Entries supplied –
----------------

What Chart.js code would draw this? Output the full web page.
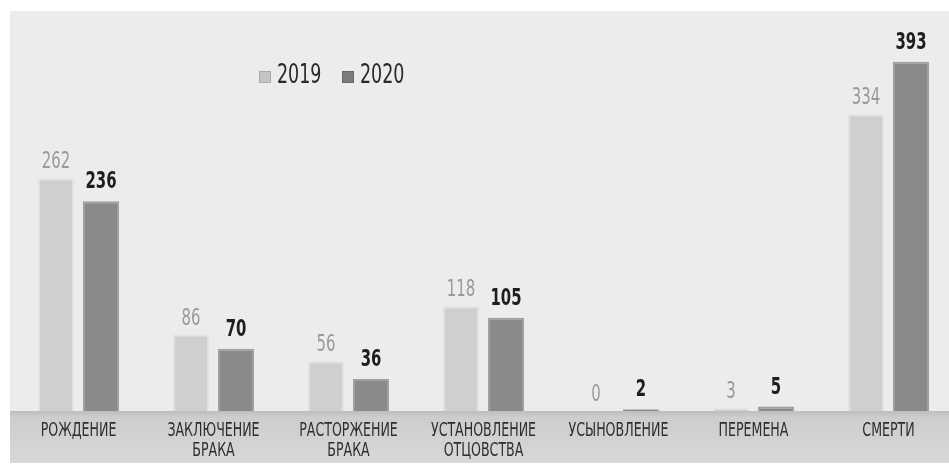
<!DOCTYPE html>
<html>
<head>
<meta charset="utf-8">
<script src="https://cdn.jsdelivr.net/npm/chart.js@4/dist/chart.umd.min.js"></script>
<style>
  html, body { margin: 0; padding: 0; background: #ffffff; overflow: hidden; }
  #wrap { position: absolute; left: 0; top: 0; width: 960px; height: 465px; }
</style>
</head>
<body>
<div id="wrap"><canvas id="chart" width="960" height="465"></canvas></div>
<script>
// data
const categories = [
    "РОЖДЕНИЕ",
    ["ЗАКЛЮЧЕНИЕ", "БРАКА"],
    ["РАСТОРЖЕНИЕ", "БРАКА"],
    ["УСТАНОВЛЕНИЕ", "ОТЦОВСТВА"],
    "УСЫНОВЛЕНИЕ",
    "ПЕРЕМЕНА",
    "СМЕРТИ",
];
const values2019 = [262, 86, 56, 118, 0, 3, 334];
const values2020 = [236, 70, 36, 105, 2, 5, 393];
const seriesNames = ["2019", "2020"];

const FONT = '"DejaVu Sans Condensed", "DejaVu Sans", sans-serif';

// narrow text helper (the original uses a condensed face)
function narrowText(ctx, text, x, y, sx) {
    ctx.save();
    ctx.translate(x, y);
    ctx.scale(sx, 1);
    ctx.fillText(text, 0, 0);
    ctx.restore();
}

// panel + ground band behind the plot
const backdrop = {
    id: "backdrop",
    beforeDraw(chart) {
        const { ctx, chartArea } = chart;
        ctx.save();
        ctx.fillStyle = "#ececec";
        ctx.fillRect(10, 11, chart.width - 10, chartArea.bottom - 11);
        const g = ctx.createLinearGradient(0, chartArea.bottom, 0, 463);
        g.addColorStop(0, "#bdbdbd");
        g.addColorStop(0.12, "#cdcdcd");
        g.addColorStop(1, "#d8d8d8");
        ctx.fillStyle = g;
        ctx.fillRect(10, chartArea.bottom, chart.width - 10, 463 - chartArea.bottom);
        ctx.restore();
    },
};

// value labels above bars
const valueLabels = {
    id: "valueLabels",
    afterDatasetsDraw(chart) {
        const { ctx } = chart;
        ctx.save();
        ctx.textAlign = "center";
        ctx.textBaseline = "alphabetic";
        chart.data.datasets.forEach((ds, i) => {
            const meta = chart.getDatasetMeta(i);
            ctx.font = (i === 1 ? "bold " : "") + "23px " + FONT;
            ctx.fillStyle = i === 1 ? "#1e1e1e" : "#9a9a9a";
            meta.data.forEach((bar, j) => {
                narrowText(ctx, String(ds.data[j]), bar.x, bar.y - (i === 1 ? 13 : 10), 0.72);
            });
        });
        ctx.restore();
    },
};

// category labels under the axis, from the x scale positions
const categoryLabels = {
    id: "categoryLabels",
    afterDraw(chart) {
        const { ctx } = chart;
        const xs = chart.scales.x;
        ctx.save();
        ctx.font = "20px " + FONT;
        ctx.fillStyle = "#2e2e2e";
        ctx.textAlign = "center";
        ctx.textBaseline = "middle";
        categories.forEach((c, i) => {
            const lines = Array.isArray(c) ? c : [c];
            const x = xs.getPixelForTick(i);
            lines.forEach((ln, k) => {
                narrowText(ctx, ln, x, 431 + k * 20, 0.7);
            });
        });
        ctx.restore();
    },
};

// legend placed like the original
const legendBox = {
    id: "legendBox",
    afterDraw(chart) {
        const { ctx } = chart;
        const items = [
            { x: 259, color: "#c4c4c4", edge: "#aaaaaa" },
            { x: 342, color: "#7c7c7c", edge: "#666666" },
        ];
        ctx.save();
        ctx.font = "27px " + FONT;
        ctx.textBaseline = "alphabetic";
        ctx.textAlign = "left";
        items.forEach((it, i) => {
            ctx.fillStyle = it.color;
            ctx.fillRect(it.x, 71, 12, 12);
            ctx.strokeStyle = it.edge;
            ctx.lineWidth = 1;
            ctx.strokeRect(it.x + 0.5, 71.5, 11, 11);
            ctx.fillStyle = "#2a2a2a";
            narrowText(ctx, seriesNames[i], it.x + 18, 83, 0.72);
        });
        ctx.restore();
    },
};

new Chart(document.getElementById("chart").getContext("2d"), {
    type: "bar",
    data: {
        labels: categories,
        datasets: [
            {
                label: seriesNames[0],
                data: values2019,
                backgroundColor: "#cfcfcf",
                borderColor: "#e2e2e2",
                borderWidth: 2,
                categoryPercentage: 0.667,
                barPercentage: 0.8,
            },
            {
                label: seriesNames[1],
                data: values2020,
                backgroundColor: "#8a8a8a",
                borderColor: "#a0a0a0",
                borderWidth: 2,
                categoryPercentage: 0.667,
                barPercentage: 0.8,
            },
        ],
    },
    options: {
        responsive: false,
        animation: false,
        devicePixelRatio: 1,
        layout: { padding: { left: 11, right: 4, top: 20, bottom: 0 } },
        plugins: {
            legend: { display: false },
            tooltip: { enabled: false },
        },
        scales: {
            x: {
                grid: { display: false },
                border: { display: false },
                ticks: { display: false },
                afterFit: (s) => { s.height = 54; },
            },
            y: {
                display: false,
                min: 0,
                max: 440,
            },
        },
    },
    plugins: [backdrop, valueLabels, categoryLabels, legendBox],
});
</script>
</body>
</html>
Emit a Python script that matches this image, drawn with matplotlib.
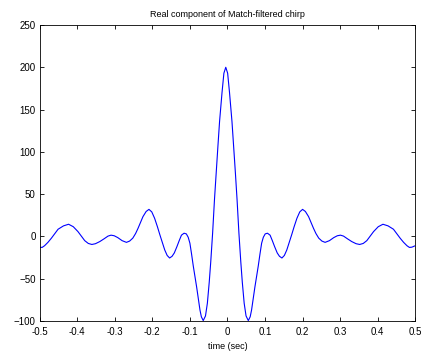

----------------

Return all lines of the material above in which the word "script" occurs.

<script src="https://cdn.jsdelivr.net/npm/chart.js@4/dist/chart.umd.min.js"></script>
<script>
</script>
Emit a Python script that matches this image, drawn with matplotlib.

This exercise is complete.